┌────────

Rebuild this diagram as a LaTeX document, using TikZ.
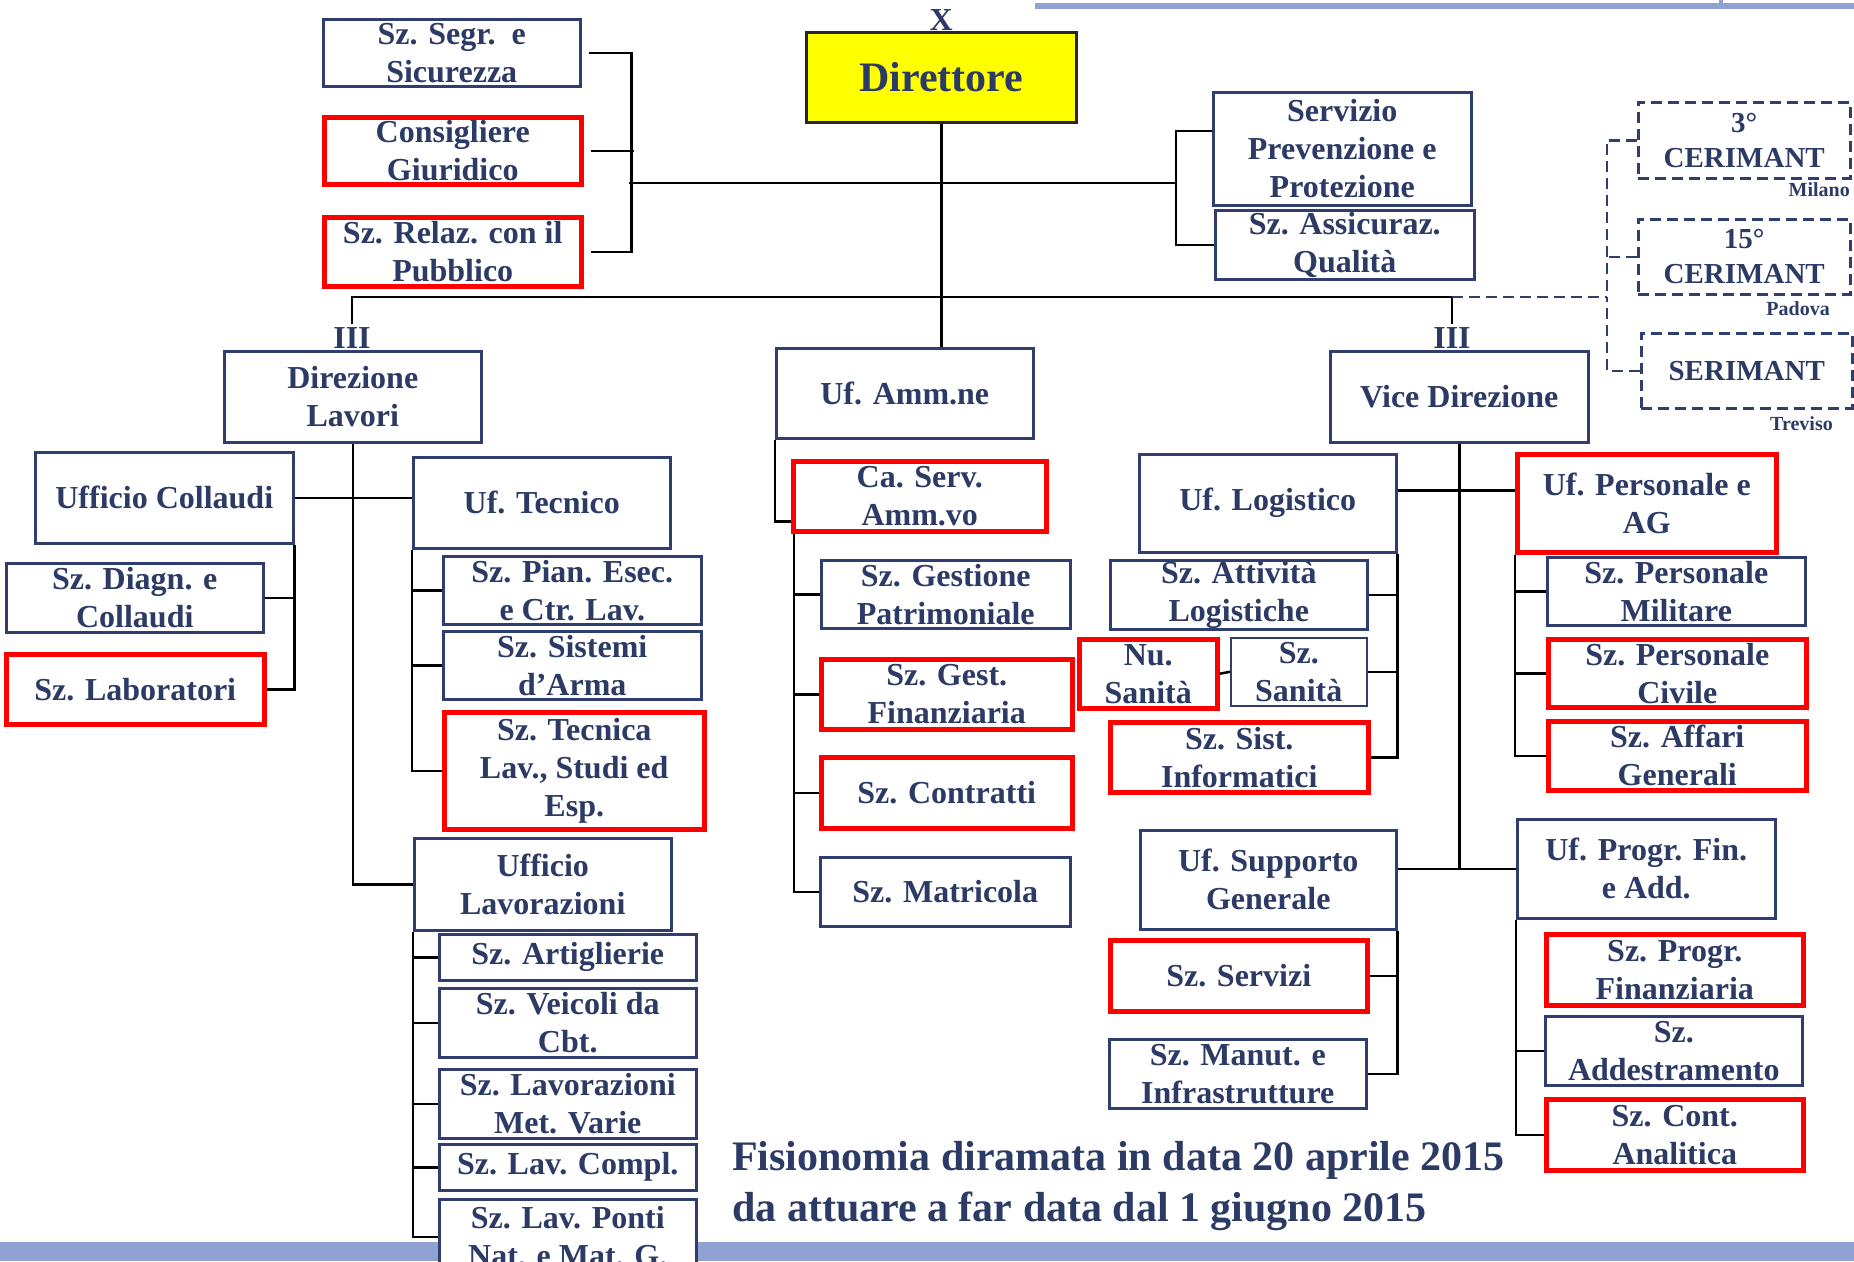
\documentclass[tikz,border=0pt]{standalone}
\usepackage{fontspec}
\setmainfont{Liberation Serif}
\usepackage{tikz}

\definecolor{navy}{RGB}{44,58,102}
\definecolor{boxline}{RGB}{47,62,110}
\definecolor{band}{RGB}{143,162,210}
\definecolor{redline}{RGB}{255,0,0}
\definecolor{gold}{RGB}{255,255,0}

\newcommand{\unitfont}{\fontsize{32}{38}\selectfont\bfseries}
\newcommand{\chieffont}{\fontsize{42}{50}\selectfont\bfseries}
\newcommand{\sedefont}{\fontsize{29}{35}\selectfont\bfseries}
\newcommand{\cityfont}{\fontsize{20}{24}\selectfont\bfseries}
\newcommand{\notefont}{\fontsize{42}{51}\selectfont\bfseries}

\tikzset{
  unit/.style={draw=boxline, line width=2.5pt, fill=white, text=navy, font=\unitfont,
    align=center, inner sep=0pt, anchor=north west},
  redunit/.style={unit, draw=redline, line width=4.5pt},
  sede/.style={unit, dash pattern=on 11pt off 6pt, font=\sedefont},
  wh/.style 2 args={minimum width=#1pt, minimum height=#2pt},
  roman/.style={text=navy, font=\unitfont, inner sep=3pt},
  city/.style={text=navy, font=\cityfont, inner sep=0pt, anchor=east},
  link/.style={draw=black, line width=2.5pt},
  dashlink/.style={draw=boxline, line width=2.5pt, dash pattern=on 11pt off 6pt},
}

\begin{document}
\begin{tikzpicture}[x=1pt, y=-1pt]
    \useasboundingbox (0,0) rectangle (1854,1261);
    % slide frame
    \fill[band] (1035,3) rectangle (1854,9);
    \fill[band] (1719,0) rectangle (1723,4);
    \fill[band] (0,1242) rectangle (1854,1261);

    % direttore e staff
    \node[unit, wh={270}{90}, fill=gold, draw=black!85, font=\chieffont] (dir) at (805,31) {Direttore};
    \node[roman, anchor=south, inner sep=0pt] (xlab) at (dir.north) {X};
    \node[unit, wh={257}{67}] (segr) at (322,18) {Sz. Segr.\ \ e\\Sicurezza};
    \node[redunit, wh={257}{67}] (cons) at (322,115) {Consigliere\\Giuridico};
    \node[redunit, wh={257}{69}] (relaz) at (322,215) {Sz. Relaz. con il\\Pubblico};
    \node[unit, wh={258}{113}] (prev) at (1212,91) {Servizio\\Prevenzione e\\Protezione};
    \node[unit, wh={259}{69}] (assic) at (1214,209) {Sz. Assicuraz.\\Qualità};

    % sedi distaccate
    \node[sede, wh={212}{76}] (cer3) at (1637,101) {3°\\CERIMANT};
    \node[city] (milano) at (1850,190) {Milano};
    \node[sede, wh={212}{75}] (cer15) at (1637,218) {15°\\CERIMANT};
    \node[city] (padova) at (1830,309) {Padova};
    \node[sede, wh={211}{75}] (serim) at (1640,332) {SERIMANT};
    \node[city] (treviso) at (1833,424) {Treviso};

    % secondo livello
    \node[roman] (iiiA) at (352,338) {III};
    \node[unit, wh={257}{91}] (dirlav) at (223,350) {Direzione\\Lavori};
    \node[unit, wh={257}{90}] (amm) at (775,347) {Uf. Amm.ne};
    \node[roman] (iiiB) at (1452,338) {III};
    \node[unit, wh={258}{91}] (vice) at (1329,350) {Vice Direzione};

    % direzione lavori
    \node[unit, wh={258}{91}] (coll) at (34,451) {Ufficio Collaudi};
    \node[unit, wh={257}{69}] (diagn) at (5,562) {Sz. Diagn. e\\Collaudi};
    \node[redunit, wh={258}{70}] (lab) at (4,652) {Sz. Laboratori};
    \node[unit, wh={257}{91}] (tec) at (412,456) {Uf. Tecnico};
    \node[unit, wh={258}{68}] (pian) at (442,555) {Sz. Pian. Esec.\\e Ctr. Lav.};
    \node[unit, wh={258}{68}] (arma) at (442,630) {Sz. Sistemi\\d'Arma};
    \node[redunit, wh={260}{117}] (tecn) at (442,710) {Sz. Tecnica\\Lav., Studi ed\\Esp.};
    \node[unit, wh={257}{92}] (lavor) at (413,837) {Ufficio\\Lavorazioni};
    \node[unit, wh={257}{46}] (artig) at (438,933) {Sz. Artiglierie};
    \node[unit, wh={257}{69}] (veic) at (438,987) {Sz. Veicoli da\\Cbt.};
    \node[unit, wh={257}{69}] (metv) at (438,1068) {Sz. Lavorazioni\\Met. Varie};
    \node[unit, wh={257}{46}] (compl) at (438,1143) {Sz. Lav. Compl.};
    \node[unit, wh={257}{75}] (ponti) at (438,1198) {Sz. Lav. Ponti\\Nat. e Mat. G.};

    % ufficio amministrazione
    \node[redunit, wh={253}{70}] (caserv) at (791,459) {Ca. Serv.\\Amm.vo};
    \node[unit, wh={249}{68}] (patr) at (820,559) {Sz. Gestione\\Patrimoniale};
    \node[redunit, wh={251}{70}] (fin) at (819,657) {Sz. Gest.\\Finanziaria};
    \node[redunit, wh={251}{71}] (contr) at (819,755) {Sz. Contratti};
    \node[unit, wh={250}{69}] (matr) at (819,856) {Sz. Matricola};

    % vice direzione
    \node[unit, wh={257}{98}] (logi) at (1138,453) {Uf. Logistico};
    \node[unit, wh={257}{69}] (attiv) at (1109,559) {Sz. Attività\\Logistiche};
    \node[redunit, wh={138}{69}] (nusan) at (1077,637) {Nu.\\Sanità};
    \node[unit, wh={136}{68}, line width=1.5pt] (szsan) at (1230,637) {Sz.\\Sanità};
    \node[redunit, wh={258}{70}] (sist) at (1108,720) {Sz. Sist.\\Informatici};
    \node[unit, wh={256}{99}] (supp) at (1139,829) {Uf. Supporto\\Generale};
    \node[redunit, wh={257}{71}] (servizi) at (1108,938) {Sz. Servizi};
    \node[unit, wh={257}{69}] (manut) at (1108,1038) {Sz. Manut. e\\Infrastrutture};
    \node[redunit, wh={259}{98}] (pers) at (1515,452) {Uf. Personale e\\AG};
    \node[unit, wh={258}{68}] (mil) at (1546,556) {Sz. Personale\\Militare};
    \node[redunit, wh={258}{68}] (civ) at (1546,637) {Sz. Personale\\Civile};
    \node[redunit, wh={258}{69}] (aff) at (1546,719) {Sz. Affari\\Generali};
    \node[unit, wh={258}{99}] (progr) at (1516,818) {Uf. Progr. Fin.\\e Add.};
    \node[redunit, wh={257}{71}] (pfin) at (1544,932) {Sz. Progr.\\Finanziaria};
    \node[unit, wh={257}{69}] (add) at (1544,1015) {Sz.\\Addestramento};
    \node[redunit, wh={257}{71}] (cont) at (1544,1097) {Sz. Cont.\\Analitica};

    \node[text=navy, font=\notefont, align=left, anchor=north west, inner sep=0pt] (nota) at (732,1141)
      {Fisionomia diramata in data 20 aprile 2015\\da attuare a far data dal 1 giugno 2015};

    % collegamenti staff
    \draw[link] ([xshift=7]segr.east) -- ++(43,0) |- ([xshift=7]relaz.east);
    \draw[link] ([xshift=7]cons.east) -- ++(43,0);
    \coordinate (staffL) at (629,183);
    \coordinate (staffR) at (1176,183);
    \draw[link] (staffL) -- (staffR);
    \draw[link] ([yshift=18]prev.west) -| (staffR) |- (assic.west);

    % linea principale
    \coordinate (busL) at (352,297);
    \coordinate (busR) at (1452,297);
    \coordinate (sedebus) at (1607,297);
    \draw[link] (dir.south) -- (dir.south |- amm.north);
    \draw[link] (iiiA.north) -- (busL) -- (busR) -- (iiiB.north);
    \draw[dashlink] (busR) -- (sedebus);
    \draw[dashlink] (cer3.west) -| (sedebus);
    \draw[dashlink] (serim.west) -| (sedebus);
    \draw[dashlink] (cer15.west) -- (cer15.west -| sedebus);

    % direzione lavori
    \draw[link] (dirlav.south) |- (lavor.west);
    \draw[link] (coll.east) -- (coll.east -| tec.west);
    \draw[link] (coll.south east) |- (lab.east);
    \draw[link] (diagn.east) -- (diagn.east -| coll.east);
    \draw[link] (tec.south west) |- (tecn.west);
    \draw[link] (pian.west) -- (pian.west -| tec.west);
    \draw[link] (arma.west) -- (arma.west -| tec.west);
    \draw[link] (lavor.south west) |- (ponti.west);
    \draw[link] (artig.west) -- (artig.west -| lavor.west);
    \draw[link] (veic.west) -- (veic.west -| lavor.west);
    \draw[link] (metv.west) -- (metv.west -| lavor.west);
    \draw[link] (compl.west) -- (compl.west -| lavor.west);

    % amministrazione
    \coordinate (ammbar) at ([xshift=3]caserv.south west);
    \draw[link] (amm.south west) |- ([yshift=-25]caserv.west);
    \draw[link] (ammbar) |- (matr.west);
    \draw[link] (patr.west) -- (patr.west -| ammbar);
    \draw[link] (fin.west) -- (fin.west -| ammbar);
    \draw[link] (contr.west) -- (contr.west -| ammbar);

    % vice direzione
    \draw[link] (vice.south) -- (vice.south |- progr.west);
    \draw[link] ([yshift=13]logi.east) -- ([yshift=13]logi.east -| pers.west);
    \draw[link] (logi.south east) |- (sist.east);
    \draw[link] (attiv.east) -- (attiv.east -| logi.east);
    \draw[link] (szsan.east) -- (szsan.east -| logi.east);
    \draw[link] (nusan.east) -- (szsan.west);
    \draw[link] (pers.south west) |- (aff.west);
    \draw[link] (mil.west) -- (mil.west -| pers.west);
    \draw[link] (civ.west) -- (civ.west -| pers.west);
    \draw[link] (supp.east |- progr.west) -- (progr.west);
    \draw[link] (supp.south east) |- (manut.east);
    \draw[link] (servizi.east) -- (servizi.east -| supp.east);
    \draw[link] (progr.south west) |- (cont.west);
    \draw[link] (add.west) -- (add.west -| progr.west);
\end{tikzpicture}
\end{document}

└────────

● **Given instruction**: Write out an exact copy of the listing, first line through the line containing "(0,1242) rectangle (1854,1261);", with the pictures left out.

● **Solution to this task**:
Rebuild this diagram as a LaTeX document, using TikZ.
\documentclass[tikz,border=0pt]{standalone}
\usepackage{fontspec}
\setmainfont{Liberation Serif}
\usepackage{tikz}

\definecolor{navy}{RGB}{44,58,102}
\definecolor{boxline}{RGB}{47,62,110}
\definecolor{band}{RGB}{143,162,210}
\definecolor{redline}{RGB}{255,0,0}
\definecolor{gold}{RGB}{255,255,0}

\newcommand{\unitfont}{\fontsize{32}{38}\selectfont\bfseries}
\newcommand{\chieffont}{\fontsize{42}{50}\selectfont\bfseries}
\newcommand{\sedefont}{\fontsize{29}{35}\selectfont\bfseries}
\newcommand{\cityfont}{\fontsize{20}{24}\selectfont\bfseries}
\newcommand{\notefont}{\fontsize{42}{51}\selectfont\bfseries}

\tikzset{
  unit/.style={draw=boxline, line width=2.5pt, fill=white, text=navy, font=\unitfont,
    align=center, inner sep=0pt, anchor=north west},
  redunit/.style={unit, draw=redline, line width=4.5pt},
  sede/.style={unit, dash pattern=on 11pt off 6pt, font=\sedefont},
  wh/.style 2 args={minimum width=#1pt, minimum height=#2pt},
  roman/.style={text=navy, font=\unitfont, inner sep=3pt},
  city/.style={text=navy, font=\cityfont, inner sep=0pt, anchor=east},
  link/.style={draw=black, line width=2.5pt},
  dashlink/.style={draw=boxline, line width=2.5pt, dash pattern=on 11pt off 6pt},
}

\begin{document}
\begin{tikzpicture}[x=1pt, y=-1pt]
    \useasboundingbox (0,0) rectangle (1854,1261);
    % slide frame
    \fill[band] (1035,3) rectangle (1854,9);
    \fill[band] (1719,0) rectangle (1723,4);
    \fill[band] (0,1242) rectangle (1854,1261);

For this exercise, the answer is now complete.